I am beyond grateful
"When I was diagnosed with HIV in 1988, like many others, I thought it was a death sentence," said the patient, who does not want to be identified.
"I never thought I would live to see the day that I no longer have HIV," he said in a City of Hope statement. "I am beyond grateful."
Dickter said the patient had told her of the stigma he experienced during the early days of the AIDS epidemic in the 1980s.
"He saw many of his friends and loved ones become very ill and ultimately succumb to the disease," she said.
He had "full-blown AIDS" for a time, she said, but was part of early trials of antiretroviral therapy, which now allows many of the 38 million with HIV globally to live with the virus.
He had HIV for 31 years, longer than any previous patient who went into remission.
After being diagnosed with leukaemia, in 2019 he received a bone marrow transplant with stem cells from an unrelated donor with a rare mutation in which part of the CCR5 gene is missing, making people resistant to HIV.
He waited until getting vaccinated for Covid-19 in March 2021 to stop taking antiretrovirals, and has been in remission from both HIV and cancer since.
Reduced-intensity chemotherapy worked for the patient, potentially allowing older HIV patients with cancer to get the treatment, Dickter said.
But it is a complex procedure with serious side effects and "isn't a suitable option for most people with HIV", she added.
Steven Deeks, an HIV expert at the University of California, San Francisco who was not involved in the research, said the "first thing you do in a bone marrow transplant is you destroy your own immune system temporarily".
"You would never do this if you didn't have cancer," he told AFP.
Also announced at the AIDS conference was research about a 59-year-old Spanish woman with HIV who has maintained an undetectable viral load for 15 years despite stopping antiretroviral therapy.
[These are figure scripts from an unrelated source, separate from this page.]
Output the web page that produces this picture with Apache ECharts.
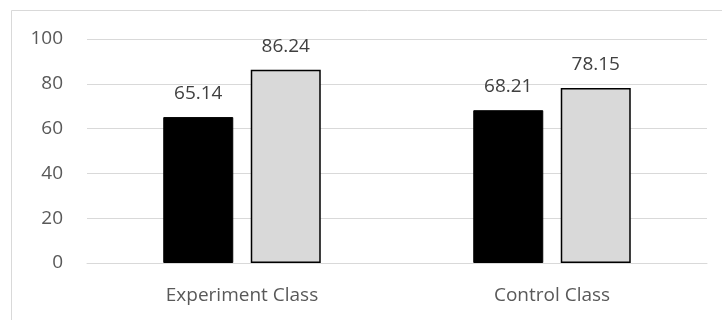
<!DOCTYPE html>
<html>
<head>
<meta charset="utf-8">
<script src="https://cdn.jsdelivr.net/npm/echarts@6/dist/echarts.min.js"></script>
<style>
  html, body { margin: 0; padding: 0; background: #fff; }
  #chart { width: 722px; height: 320px; }
</style>
</head>
<body>
<div id="chart"></div>
<script>
// categories and values
const categories = ['Experiment Class', 'Control Class'];
const firstValues = [65.14, 68.21];   // black bars
const secondValues = [86.24, 78.15];  // light grey bars
const yTicks = { min: 0, max: 100, interval: 20 };

const fontName = '"Open Sans", "Liberation Sans", sans-serif';
const textColor = '#595959';

let chart = echarts.init(document.getElementById('chart'), null, { renderer: 'canvas' });

// label above each bar
function valueLabel() {
  return {
    show: true,
    position: 'top',
    distance: 14,
    color: '#404040',
    fontSize: 19,
    fontFamily: fontName,
    formatter: p => p.value.toFixed(2)
  };
}

let option = {
  animation: false,
  backgroundColor: '#fff',
  // outer chart frame, like the office chart border
  graphic: [{
    type: 'rect',
    shape: { x: 11.5, y: 10.5, width: 760, height: 360 },
    style: { fill: 'none', stroke: '#d9d9d9', lineWidth: 1 },
    silent: true
  }],
  grid: { left: 87, right: 15, top: 39, bottom: 57 },
  xAxis: {
    type: 'category',
    data: categories,
    axisLine: { show: true, lineStyle: { color: '#d9d9d9', width: 1 } },
    axisTick: { show: false },
    axisLabel: { color: textColor, fontSize: 19, fontFamily: fontName, margin: 23 }
  },
  yAxis: {
    type: 'value',
    min: yTicks.min,
    max: yTicks.max,
    interval: yTicks.interval,
    axisLine: { show: false },
    axisTick: { show: false },
    axisLabel: { color: textColor, fontSize: 19, fontFamily: fontName, margin: 24 },
    splitLine: { lineStyle: { color: '#d9d9d9', width: 1 } }
  },
  series: [
    {
      name: 'Series 1',
      type: 'bar',
      data: firstValues,
      barWidth: 70,
      barGap: '25%',
      itemStyle: { color: '#000', borderColor: '#000', borderWidth: 1 },
      label: valueLabel()
    },
    {
      name: 'Series 2',
      type: 'bar',
      data: secondValues,
      barWidth: 70,
      itemStyle: { color: '#d9d9d9', borderColor: '#000', borderWidth: 1.5 },
      label: valueLabel()
    }
  ]
};

chart.setOption(option);
</script>
</body>
</html>
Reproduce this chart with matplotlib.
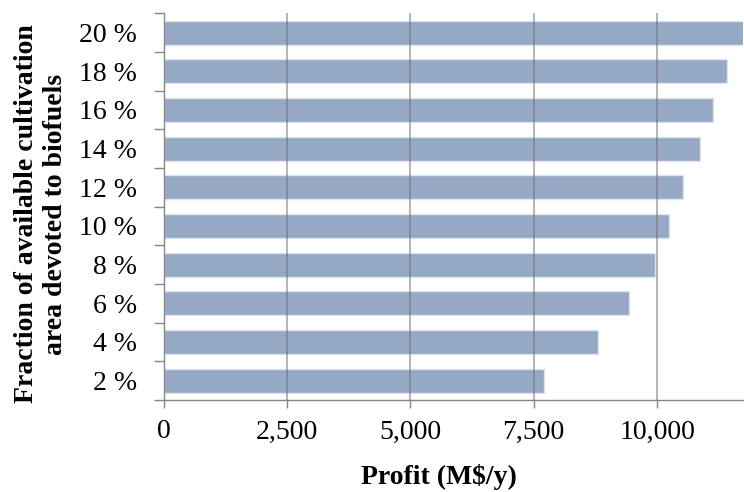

Sharon Lewin, president-elect of the International AIDS Society which convenes the conference, said that it was not quite the same as the City of Hope patient, because the virus remained at a very low level.
"A cure remains the Holy Grail of HIV research," Lewin said.
"We have seen a handful of individual cure cases before and the two presented today provide continued hope for people living with HIV and inspiration for the scientific community."
She also pointed to a "truly exciting development" towards identifying HIV in an individual cell, which is "a bit like finding a needle in a haystack".
Deeks, an author of the new research also presented at the conference, said it was an "unprecedented deep dive into the biology of the infected cell".
The researchers identified that a cell with HIV has several particular characteristics.
It can proliferate better than most, is hard to kill, and is both resilient and hard to detect, Deeks said.
"This is why HIV is a lifelong infection."
But he said that cases such as the City of Hope patient offered a potential roadmap towards a more broadly available cure, possibly using CRISPR gene-editing technology.
"I think that if you can get rid of HIV, and get rid of CCR5, the door by which HIV gets in, then you can cure someone," Deeks said.
"It's theoretically possible -- we're not there yet -- to give someone a shot in the arm that will deliver an enzyme that will go into the cells and knock out CCR5, and knock out the virus.
"But that's science fiction for now."